:: Available data ::
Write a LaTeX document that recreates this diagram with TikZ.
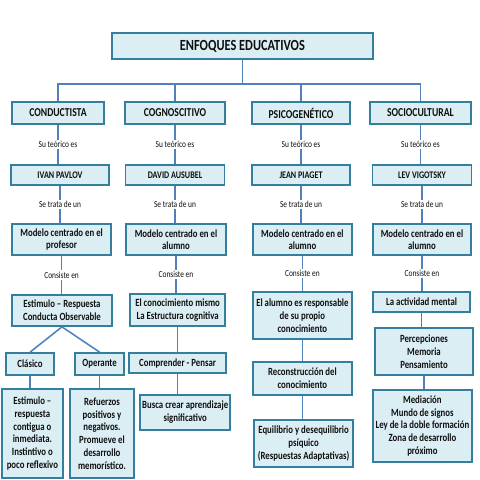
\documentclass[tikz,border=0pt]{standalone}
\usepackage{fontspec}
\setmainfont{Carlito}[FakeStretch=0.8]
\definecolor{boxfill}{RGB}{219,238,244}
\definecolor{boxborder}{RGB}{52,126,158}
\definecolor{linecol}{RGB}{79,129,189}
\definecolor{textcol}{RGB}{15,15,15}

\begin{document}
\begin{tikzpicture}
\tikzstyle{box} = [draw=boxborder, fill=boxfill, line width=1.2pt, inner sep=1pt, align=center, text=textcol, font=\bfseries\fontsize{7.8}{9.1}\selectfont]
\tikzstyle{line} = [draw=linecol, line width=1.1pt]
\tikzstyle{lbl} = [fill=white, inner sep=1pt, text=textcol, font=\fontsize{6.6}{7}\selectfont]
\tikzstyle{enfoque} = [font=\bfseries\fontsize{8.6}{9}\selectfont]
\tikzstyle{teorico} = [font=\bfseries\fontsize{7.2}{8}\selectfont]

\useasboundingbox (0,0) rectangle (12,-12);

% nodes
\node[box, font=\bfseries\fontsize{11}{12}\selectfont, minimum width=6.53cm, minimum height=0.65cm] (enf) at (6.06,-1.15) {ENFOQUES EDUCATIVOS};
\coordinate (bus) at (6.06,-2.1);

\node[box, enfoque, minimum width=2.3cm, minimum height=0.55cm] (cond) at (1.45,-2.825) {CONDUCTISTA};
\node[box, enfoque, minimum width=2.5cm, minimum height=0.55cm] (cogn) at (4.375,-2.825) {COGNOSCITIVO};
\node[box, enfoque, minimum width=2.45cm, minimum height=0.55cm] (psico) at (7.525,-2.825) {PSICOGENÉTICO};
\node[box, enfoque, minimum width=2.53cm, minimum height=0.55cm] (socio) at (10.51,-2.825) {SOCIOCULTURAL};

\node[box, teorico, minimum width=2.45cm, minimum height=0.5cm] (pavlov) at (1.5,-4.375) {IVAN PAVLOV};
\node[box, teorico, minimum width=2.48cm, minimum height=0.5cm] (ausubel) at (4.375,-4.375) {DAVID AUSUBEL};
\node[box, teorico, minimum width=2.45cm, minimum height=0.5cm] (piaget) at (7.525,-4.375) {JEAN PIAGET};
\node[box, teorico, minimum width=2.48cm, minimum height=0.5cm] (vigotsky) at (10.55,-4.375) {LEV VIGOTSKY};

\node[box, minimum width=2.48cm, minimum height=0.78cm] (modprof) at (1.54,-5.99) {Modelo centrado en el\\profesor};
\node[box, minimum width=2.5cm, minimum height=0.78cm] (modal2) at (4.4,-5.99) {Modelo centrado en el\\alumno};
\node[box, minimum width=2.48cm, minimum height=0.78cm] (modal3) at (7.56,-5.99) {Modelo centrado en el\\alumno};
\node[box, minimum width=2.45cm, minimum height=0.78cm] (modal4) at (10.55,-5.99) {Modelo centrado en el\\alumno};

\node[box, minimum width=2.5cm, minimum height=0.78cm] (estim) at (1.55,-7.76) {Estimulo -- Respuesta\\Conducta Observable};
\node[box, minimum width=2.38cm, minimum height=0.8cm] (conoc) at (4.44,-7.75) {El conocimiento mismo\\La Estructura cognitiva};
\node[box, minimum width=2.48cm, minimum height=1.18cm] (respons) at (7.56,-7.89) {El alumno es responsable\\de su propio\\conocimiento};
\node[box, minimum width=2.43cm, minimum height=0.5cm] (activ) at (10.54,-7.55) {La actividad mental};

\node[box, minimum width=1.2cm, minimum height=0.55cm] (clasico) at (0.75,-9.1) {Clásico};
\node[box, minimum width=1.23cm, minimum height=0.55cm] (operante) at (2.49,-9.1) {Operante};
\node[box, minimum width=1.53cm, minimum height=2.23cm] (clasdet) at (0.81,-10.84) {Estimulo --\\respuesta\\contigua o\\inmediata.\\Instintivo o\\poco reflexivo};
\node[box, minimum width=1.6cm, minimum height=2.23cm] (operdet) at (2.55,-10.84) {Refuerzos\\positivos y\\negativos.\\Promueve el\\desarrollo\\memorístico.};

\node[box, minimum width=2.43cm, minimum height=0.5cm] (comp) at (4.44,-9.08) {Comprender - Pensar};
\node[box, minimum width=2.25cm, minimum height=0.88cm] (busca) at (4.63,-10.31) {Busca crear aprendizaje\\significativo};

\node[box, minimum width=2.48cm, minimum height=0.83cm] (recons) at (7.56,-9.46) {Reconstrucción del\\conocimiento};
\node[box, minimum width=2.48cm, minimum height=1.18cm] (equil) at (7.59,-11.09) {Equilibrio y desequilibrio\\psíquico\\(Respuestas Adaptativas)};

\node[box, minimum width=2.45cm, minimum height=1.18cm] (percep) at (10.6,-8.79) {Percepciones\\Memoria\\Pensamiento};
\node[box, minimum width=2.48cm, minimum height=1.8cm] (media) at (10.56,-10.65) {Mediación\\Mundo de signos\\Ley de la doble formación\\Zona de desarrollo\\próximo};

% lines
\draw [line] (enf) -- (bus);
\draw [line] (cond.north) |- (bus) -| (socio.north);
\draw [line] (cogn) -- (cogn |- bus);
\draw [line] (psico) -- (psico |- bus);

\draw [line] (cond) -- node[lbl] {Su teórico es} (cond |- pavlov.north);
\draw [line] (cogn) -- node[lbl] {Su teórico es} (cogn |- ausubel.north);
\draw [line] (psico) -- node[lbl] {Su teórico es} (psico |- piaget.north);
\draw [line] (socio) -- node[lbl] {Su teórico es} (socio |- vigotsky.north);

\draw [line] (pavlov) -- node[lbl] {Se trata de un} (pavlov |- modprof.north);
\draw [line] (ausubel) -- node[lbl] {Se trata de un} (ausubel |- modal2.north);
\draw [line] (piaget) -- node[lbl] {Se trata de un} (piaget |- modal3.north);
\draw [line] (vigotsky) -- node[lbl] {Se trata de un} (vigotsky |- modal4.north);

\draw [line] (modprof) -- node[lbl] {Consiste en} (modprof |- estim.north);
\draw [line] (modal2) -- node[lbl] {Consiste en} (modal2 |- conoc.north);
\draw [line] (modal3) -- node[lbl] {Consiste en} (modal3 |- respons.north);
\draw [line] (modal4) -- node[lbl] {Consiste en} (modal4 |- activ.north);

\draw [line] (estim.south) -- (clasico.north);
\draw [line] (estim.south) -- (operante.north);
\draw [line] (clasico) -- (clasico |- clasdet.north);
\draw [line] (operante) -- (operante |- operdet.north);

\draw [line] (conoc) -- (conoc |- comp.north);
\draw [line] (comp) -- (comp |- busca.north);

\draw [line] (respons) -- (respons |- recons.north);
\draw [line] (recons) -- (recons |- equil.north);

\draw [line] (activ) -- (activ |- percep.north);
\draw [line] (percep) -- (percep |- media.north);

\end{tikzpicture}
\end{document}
:::
-- Problem requirements --
All the material shown above is to be copied exactly, with no pictures carried over.

-- Result --
Write a LaTeX document that recreates this diagram with TikZ.
\documentclass[tikz,border=0pt]{standalone}
\usepackage{fontspec}
\setmainfont{Carlito}[FakeStretch=0.8]
\definecolor{boxfill}{RGB}{219,238,244}
\definecolor{boxborder}{RGB}{52,126,158}
\definecolor{linecol}{RGB}{79,129,189}
\definecolor{textcol}{RGB}{15,15,15}

\begin{document}
\begin{tikzpicture}
\tikzstyle{box} = [draw=boxborder, fill=boxfill, line width=1.2pt, inner sep=1pt, align=center, text=textcol, font=\bfseries\fontsize{7.8}{9.1}\selectfont]
\tikzstyle{line} = [draw=linecol, line width=1.1pt]
\tikzstyle{lbl} = [fill=white, inner sep=1pt, text=textcol, font=\fontsize{6.6}{7}\selectfont]
\tikzstyle{enfoque} = [font=\bfseries\fontsize{8.6}{9}\selectfont]
\tikzstyle{teorico} = [font=\bfseries\fontsize{7.2}{8}\selectfont]

\useasboundingbox (0,0) rectangle (12,-12);

% nodes
\node[box, font=\bfseries\fontsize{11}{12}\selectfont, minimum width=6.53cm, minimum height=0.65cm] (enf) at (6.06,-1.15) {ENFOQUES EDUCATIVOS};
\coordinate (bus) at (6.06,-2.1);

\node[box, enfoque, minimum width=2.3cm, minimum height=0.55cm] (cond) at (1.45,-2.825) {CONDUCTISTA};
\node[box, enfoque, minimum width=2.5cm, minimum height=0.55cm] (cogn) at (4.375,-2.825) {COGNOSCITIVO};
\node[box, enfoque, minimum width=2.45cm, minimum height=0.55cm] (psico) at (7.525,-2.825) {PSICOGENÉTICO};
\node[box, enfoque, minimum width=2.53cm, minimum height=0.55cm] (socio) at (10.51,-2.825) {SOCIOCULTURAL};

\node[box, teorico, minimum width=2.45cm, minimum height=0.5cm] (pavlov) at (1.5,-4.375) {IVAN PAVLOV};
\node[box, teorico, minimum width=2.48cm, minimum height=0.5cm] (ausubel) at (4.375,-4.375) {DAVID AUSUBEL};
\node[box, teorico, minimum width=2.45cm, minimum height=0.5cm] (piaget) at (7.525,-4.375) {JEAN PIAGET};
\node[box, teorico, minimum width=2.48cm, minimum height=0.5cm] (vigotsky) at (10.55,-4.375) {LEV VIGOTSKY};

\node[box, minimum width=2.48cm, minimum height=0.78cm] (modprof) at (1.54,-5.99) {Modelo centrado en el\\profesor};
\node[box, minimum width=2.5cm, minimum height=0.78cm] (modal2) at (4.4,-5.99) {Modelo centrado en el\\alumno};
\node[box, minimum width=2.48cm, minimum height=0.78cm] (modal3) at (7.56,-5.99) {Modelo centrado en el\\alumno};
\node[box, minimum width=2.45cm, minimum height=0.78cm] (modal4) at (10.55,-5.99) {Modelo centrado en el\\alumno};

\node[box, minimum width=2.5cm, minimum height=0.78cm] (estim) at (1.55,-7.76) {Estimulo -- Respuesta\\Conducta Observable};
\node[box, minimum width=2.38cm, minimum height=0.8cm] (conoc) at (4.44,-7.75) {El conocimiento mismo\\La Estructura cognitiva};
\node[box, minimum width=2.48cm, minimum height=1.18cm] (respons) at (7.56,-7.89) {El alumno es responsable\\de su propio\\conocimiento};
\node[box, minimum width=2.43cm, minimum height=0.5cm] (activ) at (10.54,-7.55) {La actividad mental};

\node[box, minimum width=1.2cm, minimum height=0.55cm] (clasico) at (0.75,-9.1) {Clásico};
\node[box, minimum width=1.23cm, minimum height=0.55cm] (operante) at (2.49,-9.1) {Operante};
\node[box, minimum width=1.53cm, minimum height=2.23cm] (clasdet) at (0.81,-10.84) {Estimulo --\\respuesta\\contigua o\\inmediata.\\Instintivo o\\poco reflexivo};
\node[box, minimum width=1.6cm, minimum height=2.23cm] (operdet) at (2.55,-10.84) {Refuerzos\\positivos y\\negativos.\\Promueve el\\desarrollo\\memorístico.};

\node[box, minimum width=2.43cm, minimum height=0.5cm] (comp) at (4.44,-9.08) {Comprender - Pensar};
\node[box, minimum width=2.25cm, minimum height=0.88cm] (busca) at (4.63,-10.31) {Busca crear aprendizaje\\significativo};

\node[box, minimum width=2.48cm, minimum height=0.83cm] (recons) at (7.56,-9.46) {Reconstrucción del\\conocimiento};
\node[box, minimum width=2.48cm, minimum height=1.18cm] (equil) at (7.59,-11.09) {Equilibrio y desequilibrio\\psíquico\\(Respuestas Adaptativas)};

\node[box, minimum width=2.45cm, minimum height=1.18cm] (percep) at (10.6,-8.79) {Percepciones\\Memoria\\Pensamiento};
\node[box, minimum width=2.48cm, minimum height=1.8cm] (media) at (10.56,-10.65) {Mediación\\Mundo de signos\\Ley de la doble formación\\Zona de desarrollo\\próximo};

% lines
\draw [line] (enf) -- (bus);
\draw [line] (cond.north) |- (bus) -| (socio.north);
\draw [line] (cogn) -- (cogn |- bus);
\draw [line] (psico) -- (psico |- bus);

\draw [line] (cond) -- node[lbl] {Su teórico es} (cond |- pavlov.north);
\draw [line] (cogn) -- node[lbl] {Su teórico es} (cogn |- ausubel.north);
\draw [line] (psico) -- node[lbl] {Su teórico es} (psico |- piaget.north);
\draw [line] (socio) -- node[lbl] {Su teórico es} (socio |- vigotsky.north);

\draw [line] (pavlov) -- node[lbl] {Se trata de un} (pavlov |- modprof.north);
\draw [line] (ausubel) -- node[lbl] {Se trata de un} (ausubel |- modal2.north);
\draw [line] (piaget) -- node[lbl] {Se trata de un} (piaget |- modal3.north);
\draw [line] (vigotsky) -- node[lbl] {Se trata de un} (vigotsky |- modal4.north);

\draw [line] (modprof) -- node[lbl] {Consiste en} (modprof |- estim.north);
\draw [line] (modal2) -- node[lbl] {Consiste en} (modal2 |- conoc.north);
\draw [line] (modal3) -- node[lbl] {Consiste en} (modal3 |- respons.north);
\draw [line] (modal4) -- node[lbl] {Consiste en} (modal4 |- activ.north);

\draw [line] (estim.south) -- (clasico.north);
\draw [line] (estim.south) -- (operante.north);
\draw [line] (clasico) -- (clasico |- clasdet.north);
\draw [line] (operante) -- (operante |- operdet.north);

\draw [line] (conoc) -- (conoc |- comp.north);
\draw [line] (comp) -- (comp |- busca.north);

\draw [line] (respons) -- (respons |- recons.north);
\draw [line] (recons) -- (recons |- equil.north);

\draw [line] (activ) -- (activ |- percep.north);
\draw [line] (percep) -- (percep |- media.north);

\end{tikzpicture}
\end{document}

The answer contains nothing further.